GIVEN INFORMATION -
- - - - -

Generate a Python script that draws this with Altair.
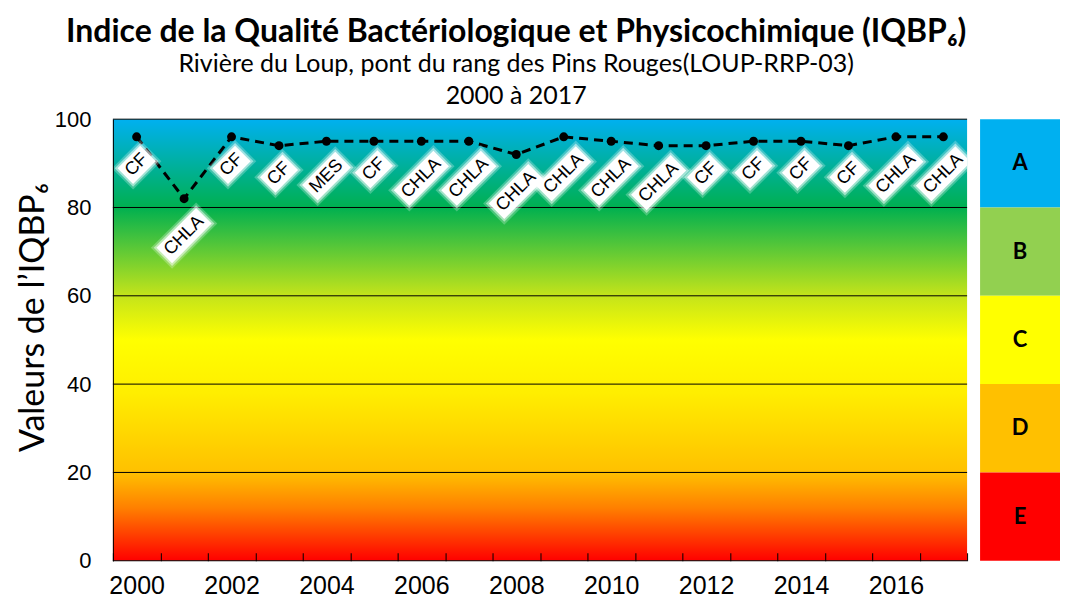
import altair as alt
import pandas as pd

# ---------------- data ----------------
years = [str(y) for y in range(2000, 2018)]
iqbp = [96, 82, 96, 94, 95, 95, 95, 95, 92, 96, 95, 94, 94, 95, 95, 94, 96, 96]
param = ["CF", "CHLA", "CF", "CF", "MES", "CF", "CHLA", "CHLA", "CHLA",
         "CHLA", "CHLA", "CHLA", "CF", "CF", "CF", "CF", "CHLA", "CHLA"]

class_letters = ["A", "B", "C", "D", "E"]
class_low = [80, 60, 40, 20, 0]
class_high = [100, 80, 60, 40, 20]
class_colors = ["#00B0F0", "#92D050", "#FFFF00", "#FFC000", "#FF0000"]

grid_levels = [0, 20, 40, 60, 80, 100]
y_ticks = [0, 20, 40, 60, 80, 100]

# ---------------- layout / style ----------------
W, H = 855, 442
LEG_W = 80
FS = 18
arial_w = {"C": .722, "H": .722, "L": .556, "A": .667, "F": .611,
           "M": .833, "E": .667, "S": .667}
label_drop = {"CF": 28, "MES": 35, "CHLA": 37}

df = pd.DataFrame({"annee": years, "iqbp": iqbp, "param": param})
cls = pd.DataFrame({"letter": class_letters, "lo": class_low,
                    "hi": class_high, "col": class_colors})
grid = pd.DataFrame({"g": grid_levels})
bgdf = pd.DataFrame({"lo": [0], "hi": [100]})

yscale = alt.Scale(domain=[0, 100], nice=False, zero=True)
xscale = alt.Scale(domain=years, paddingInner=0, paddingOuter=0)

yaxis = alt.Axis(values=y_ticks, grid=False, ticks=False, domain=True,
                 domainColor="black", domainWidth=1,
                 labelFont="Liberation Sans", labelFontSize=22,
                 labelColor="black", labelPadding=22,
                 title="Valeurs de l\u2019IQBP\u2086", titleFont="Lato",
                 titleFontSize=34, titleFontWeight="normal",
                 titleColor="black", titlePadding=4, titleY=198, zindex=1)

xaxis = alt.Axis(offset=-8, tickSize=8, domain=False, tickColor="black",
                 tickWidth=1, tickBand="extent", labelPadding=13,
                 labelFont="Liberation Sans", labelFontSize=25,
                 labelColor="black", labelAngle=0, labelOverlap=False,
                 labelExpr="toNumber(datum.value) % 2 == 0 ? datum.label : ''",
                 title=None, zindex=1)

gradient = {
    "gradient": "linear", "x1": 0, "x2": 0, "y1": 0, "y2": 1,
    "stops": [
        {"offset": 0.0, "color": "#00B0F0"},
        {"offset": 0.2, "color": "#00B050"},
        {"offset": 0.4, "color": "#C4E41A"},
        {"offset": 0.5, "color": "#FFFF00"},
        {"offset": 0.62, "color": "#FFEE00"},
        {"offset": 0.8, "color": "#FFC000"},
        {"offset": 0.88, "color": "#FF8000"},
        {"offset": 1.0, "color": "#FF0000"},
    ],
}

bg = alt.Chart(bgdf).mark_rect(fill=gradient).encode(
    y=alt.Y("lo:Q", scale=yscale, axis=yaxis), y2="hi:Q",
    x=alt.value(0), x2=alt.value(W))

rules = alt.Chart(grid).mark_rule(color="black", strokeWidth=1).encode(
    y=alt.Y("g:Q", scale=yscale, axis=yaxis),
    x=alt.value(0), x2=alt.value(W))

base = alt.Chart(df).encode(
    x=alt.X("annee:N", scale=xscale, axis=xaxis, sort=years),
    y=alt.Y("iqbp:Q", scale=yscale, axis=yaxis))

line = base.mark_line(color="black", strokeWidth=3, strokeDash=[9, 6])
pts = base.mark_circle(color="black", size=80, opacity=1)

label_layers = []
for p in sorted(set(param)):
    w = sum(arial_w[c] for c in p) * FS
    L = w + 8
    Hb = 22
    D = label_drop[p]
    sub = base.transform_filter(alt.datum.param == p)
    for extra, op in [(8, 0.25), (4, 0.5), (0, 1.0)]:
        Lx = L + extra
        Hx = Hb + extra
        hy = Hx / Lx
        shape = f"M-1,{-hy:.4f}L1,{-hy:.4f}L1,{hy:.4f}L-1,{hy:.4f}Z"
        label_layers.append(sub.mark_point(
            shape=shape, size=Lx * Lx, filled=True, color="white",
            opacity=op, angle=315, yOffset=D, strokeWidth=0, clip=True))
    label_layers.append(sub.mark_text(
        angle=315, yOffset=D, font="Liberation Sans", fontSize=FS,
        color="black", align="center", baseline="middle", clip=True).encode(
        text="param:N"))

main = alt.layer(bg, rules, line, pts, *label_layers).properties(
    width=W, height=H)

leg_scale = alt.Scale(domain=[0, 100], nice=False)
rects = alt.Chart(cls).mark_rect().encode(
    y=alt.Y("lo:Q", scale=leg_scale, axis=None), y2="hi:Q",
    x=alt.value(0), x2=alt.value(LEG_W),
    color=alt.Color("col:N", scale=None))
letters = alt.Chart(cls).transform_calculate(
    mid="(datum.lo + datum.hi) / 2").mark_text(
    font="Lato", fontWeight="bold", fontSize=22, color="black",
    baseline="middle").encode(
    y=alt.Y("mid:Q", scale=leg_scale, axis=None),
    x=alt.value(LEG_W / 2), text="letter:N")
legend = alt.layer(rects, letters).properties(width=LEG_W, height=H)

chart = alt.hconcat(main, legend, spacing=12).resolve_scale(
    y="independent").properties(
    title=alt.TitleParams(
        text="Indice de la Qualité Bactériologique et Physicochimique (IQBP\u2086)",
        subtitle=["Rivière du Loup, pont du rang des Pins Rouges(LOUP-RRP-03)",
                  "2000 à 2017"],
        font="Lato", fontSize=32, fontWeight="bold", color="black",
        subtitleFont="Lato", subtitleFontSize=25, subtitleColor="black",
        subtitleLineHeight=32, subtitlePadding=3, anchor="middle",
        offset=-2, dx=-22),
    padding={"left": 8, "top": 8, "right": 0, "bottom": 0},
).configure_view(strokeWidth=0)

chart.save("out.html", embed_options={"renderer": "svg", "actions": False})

- - - - -

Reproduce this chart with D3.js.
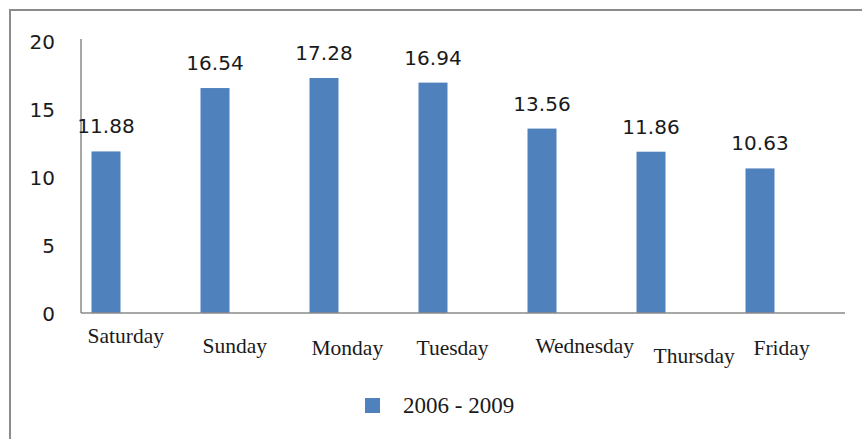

- - - - -

REQUIRED WORK -
Pull out all lines containing the word "this" from the entries above.

RIGHT ANSWER -
Generate a Python script that draws this with Altair.
Reproduce this chart with D3.js.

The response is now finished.